DIRECTIONS
Print again only this span: the line with "Reproduce this chart with Plotly.", the line with "fig = go.Figure()", and all lines between them, exactly as given.
════════════════
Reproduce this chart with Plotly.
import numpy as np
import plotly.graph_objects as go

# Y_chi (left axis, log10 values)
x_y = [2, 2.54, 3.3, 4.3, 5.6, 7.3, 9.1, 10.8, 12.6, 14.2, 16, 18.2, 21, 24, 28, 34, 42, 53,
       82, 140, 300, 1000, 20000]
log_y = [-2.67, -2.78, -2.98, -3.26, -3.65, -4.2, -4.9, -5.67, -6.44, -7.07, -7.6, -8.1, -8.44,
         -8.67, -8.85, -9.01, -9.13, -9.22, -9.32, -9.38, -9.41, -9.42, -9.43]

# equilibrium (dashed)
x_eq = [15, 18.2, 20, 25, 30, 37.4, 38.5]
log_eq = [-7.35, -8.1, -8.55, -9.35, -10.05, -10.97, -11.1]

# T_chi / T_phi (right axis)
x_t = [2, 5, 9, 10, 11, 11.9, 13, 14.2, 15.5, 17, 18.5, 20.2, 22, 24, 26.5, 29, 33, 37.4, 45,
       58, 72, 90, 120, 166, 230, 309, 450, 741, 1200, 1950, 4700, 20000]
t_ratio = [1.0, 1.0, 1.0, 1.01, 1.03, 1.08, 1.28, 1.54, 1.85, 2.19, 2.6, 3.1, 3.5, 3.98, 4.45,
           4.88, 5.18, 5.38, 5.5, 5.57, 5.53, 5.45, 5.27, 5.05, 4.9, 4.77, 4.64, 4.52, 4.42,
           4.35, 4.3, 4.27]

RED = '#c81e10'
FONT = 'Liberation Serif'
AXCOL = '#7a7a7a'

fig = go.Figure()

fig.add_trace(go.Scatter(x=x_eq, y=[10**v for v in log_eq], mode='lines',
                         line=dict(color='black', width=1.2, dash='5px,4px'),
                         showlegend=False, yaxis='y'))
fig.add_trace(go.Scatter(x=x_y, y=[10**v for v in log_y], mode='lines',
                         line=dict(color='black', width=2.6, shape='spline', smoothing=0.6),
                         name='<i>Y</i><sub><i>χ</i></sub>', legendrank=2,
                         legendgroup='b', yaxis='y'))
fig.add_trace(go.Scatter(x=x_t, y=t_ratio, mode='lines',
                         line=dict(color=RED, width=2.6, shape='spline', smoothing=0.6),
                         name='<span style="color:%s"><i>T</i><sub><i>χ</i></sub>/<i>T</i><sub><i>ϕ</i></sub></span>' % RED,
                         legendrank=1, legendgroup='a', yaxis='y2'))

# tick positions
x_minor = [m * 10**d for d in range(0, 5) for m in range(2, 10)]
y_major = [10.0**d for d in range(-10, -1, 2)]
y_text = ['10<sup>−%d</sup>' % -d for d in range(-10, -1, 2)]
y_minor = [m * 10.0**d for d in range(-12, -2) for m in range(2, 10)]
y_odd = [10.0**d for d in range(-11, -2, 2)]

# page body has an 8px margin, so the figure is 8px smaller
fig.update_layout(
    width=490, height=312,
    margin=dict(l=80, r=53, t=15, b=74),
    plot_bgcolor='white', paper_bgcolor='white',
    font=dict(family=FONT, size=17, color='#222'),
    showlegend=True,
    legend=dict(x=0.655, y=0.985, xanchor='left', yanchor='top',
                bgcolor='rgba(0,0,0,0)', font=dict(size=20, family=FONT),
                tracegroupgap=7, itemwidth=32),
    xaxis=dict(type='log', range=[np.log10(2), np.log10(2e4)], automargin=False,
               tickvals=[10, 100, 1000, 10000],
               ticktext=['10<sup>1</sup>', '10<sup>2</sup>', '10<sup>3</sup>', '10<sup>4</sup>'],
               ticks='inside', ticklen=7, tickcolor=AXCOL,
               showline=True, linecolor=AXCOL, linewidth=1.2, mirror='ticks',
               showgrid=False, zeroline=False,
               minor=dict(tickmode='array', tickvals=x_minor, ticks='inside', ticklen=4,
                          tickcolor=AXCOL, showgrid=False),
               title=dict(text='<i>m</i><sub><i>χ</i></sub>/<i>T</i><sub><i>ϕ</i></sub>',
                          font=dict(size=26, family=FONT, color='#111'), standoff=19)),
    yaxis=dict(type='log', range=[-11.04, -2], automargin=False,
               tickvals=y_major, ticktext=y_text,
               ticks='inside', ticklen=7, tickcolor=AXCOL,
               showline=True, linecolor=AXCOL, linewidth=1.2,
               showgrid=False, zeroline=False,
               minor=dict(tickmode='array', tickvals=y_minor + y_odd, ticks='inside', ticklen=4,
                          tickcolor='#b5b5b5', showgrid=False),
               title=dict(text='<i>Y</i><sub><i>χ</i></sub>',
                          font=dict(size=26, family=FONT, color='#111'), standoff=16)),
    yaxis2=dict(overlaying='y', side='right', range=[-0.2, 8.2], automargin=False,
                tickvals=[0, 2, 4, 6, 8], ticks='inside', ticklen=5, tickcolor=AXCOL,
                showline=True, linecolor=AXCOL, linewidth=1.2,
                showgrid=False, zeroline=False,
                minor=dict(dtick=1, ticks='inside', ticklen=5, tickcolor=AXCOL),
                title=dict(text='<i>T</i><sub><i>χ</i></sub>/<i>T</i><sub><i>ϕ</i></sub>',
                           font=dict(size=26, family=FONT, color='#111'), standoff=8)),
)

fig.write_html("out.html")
════════════════
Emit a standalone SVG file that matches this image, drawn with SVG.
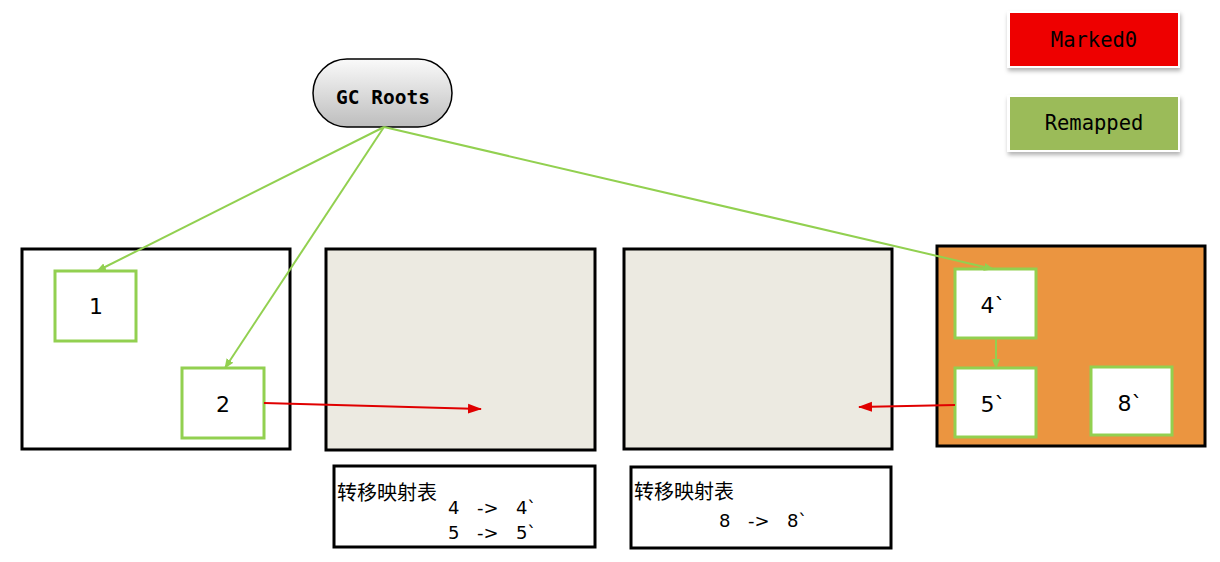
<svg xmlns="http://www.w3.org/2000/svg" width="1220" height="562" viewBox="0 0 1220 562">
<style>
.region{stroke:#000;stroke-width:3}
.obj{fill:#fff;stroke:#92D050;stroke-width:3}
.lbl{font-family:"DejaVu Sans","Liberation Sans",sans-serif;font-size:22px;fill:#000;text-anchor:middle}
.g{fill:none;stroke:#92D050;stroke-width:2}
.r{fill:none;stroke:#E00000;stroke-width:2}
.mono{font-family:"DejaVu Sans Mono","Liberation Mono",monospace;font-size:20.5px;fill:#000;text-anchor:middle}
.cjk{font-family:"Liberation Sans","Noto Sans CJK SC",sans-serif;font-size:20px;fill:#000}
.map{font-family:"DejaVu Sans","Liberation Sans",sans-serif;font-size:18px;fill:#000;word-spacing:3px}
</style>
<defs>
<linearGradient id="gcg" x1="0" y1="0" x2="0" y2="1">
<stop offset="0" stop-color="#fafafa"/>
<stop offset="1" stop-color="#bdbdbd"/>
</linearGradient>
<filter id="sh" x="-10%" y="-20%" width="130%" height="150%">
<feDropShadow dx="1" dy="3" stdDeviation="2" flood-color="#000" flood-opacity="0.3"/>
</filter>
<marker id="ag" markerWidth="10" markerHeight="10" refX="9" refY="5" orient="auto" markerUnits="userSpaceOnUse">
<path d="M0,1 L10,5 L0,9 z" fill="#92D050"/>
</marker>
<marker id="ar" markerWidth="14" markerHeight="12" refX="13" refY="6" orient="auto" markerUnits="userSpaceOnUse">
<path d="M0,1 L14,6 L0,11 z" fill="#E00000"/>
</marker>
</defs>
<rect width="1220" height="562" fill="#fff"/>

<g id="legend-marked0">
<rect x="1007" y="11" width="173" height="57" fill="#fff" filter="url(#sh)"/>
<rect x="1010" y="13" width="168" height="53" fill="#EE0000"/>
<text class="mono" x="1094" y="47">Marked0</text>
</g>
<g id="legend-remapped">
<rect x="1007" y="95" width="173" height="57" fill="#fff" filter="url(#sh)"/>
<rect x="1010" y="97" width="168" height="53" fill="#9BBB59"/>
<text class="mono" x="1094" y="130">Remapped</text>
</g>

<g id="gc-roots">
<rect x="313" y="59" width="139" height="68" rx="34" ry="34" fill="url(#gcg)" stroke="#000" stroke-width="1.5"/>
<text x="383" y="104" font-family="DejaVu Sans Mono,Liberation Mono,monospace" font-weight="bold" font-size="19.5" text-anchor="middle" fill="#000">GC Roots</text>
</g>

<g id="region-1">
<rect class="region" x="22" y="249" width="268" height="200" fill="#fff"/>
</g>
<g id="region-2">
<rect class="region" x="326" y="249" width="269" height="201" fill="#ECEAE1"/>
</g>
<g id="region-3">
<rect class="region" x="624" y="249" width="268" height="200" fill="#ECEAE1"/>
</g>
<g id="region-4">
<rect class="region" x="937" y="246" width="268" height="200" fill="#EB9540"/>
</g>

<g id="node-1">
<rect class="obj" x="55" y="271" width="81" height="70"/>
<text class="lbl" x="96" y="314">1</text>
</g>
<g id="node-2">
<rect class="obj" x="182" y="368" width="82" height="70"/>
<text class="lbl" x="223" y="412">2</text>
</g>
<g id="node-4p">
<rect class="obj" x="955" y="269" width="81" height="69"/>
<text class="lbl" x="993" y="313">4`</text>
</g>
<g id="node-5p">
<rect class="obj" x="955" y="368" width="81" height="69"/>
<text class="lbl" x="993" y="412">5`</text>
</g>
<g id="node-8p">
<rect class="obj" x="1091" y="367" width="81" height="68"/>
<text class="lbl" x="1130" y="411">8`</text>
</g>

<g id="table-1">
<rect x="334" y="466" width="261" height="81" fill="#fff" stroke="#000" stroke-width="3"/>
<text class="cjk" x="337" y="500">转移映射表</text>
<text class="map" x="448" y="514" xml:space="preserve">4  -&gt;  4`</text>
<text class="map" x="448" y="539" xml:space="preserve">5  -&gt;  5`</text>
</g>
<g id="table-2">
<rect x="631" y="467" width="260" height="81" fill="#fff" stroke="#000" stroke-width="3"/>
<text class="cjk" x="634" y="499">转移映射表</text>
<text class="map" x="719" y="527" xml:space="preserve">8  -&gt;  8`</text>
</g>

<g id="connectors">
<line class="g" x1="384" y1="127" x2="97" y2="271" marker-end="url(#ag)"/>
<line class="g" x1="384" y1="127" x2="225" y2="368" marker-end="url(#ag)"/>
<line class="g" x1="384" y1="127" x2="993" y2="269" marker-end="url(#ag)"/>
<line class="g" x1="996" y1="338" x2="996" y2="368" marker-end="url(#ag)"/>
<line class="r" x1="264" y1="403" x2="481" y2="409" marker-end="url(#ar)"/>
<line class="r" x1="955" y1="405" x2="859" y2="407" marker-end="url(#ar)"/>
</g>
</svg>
════════════════
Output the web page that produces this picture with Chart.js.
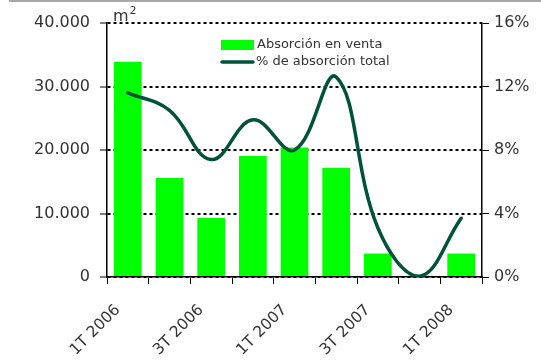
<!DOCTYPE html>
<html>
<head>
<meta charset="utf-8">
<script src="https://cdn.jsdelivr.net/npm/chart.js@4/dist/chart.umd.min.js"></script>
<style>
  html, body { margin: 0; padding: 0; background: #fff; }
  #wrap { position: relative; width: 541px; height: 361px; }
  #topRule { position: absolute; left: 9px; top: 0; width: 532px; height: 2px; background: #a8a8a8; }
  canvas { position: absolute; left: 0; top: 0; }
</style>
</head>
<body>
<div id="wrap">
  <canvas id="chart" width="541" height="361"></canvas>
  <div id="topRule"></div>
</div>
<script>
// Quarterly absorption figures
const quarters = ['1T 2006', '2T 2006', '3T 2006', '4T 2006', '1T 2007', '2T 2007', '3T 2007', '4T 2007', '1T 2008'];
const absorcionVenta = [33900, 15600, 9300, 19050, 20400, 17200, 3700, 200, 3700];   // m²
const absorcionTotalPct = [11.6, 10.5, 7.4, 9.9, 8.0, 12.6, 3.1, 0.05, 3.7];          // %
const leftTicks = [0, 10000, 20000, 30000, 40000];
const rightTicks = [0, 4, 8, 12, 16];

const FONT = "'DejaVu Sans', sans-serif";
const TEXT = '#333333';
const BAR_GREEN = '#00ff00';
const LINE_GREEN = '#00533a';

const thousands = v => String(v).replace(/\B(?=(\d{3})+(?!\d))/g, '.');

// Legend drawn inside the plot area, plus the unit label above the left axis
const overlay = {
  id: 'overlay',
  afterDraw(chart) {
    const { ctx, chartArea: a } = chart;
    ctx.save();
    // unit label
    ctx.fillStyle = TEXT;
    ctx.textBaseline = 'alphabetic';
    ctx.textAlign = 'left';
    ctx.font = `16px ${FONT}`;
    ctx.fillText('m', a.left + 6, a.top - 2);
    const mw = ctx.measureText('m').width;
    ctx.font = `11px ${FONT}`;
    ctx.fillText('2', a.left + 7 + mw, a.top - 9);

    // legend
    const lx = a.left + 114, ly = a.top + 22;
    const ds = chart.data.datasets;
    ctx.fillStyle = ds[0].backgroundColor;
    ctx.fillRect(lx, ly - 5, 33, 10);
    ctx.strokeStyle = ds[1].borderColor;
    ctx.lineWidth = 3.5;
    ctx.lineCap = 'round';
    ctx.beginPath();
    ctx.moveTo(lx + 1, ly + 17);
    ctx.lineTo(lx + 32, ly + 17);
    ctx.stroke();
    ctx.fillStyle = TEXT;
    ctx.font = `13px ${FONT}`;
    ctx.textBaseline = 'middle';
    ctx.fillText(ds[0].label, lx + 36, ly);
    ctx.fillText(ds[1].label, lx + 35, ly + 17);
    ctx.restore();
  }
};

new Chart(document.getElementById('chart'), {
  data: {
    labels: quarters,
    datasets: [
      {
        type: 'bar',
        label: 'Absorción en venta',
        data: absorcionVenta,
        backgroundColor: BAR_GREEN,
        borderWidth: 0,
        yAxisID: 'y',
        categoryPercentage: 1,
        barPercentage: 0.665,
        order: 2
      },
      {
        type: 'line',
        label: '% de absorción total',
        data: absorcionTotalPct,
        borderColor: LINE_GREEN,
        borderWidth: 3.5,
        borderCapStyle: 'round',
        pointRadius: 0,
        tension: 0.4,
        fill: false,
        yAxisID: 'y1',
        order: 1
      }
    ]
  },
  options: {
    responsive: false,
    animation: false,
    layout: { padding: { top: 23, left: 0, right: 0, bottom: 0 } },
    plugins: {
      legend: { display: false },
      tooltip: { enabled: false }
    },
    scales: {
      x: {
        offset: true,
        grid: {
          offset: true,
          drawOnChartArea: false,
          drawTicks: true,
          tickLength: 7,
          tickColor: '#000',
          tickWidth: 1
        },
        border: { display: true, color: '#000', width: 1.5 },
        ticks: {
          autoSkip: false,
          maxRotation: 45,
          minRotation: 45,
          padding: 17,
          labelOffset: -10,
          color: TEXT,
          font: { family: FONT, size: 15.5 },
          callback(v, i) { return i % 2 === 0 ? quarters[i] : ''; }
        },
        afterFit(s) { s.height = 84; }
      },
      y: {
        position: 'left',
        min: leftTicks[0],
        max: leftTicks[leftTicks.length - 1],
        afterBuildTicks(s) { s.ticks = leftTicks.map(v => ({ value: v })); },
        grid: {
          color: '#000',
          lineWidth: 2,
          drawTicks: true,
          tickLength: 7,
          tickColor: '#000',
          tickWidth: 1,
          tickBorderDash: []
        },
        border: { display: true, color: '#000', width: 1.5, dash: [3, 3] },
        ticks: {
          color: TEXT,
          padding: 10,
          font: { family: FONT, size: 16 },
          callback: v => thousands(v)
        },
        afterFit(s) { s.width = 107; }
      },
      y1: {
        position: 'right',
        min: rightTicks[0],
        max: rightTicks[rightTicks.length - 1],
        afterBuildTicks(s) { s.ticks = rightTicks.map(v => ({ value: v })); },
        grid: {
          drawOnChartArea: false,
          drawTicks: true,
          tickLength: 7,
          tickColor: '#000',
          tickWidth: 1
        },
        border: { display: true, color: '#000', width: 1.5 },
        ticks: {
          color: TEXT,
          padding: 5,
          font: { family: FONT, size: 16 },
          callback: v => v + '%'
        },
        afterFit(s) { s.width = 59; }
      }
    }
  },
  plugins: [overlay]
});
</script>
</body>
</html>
════════════════
RESULT OF THE EXERCISE
Reproduce this chart with Plotly.
import numpy as np
import plotly.graph_objects as go

# Y_chi (left axis, log10 values)
x_y = [2, 2.54, 3.3, 4.3, 5.6, 7.3, 9.1, 10.8, 12.6, 14.2, 16, 18.2, 21, 24, 28, 34, 42, 53,
       82, 140, 300, 1000, 20000]
log_y = [-2.67, -2.78, -2.98, -3.26, -3.65, -4.2, -4.9, -5.67, -6.44, -7.07, -7.6, -8.1, -8.44,
         -8.67, -8.85, -9.01, -9.13, -9.22, -9.32, -9.38, -9.41, -9.42, -9.43]

# equilibrium (dashed)
x_eq = [15, 18.2, 20, 25, 30, 37.4, 38.5]
log_eq = [-7.35, -8.1, -8.55, -9.35, -10.05, -10.97, -11.1]

# T_chi / T_phi (right axis)
x_t = [2, 5, 9, 10, 11, 11.9, 13, 14.2, 15.5, 17, 18.5, 20.2, 22, 24, 26.5, 29, 33, 37.4, 45,
       58, 72, 90, 120, 166, 230, 309, 450, 741, 1200, 1950, 4700, 20000]
t_ratio = [1.0, 1.0, 1.0, 1.01, 1.03, 1.08, 1.28, 1.54, 1.85, 2.19, 2.6, 3.1, 3.5, 3.98, 4.45,
           4.88, 5.18, 5.38, 5.5, 5.57, 5.53, 5.45, 5.27, 5.05, 4.9, 4.77, 4.64, 4.52, 4.42,
           4.35, 4.3, 4.27]

RED = '#c81e10'
FONT = 'Liberation Serif'
AXCOL = '#7a7a7a'

fig = go.Figure()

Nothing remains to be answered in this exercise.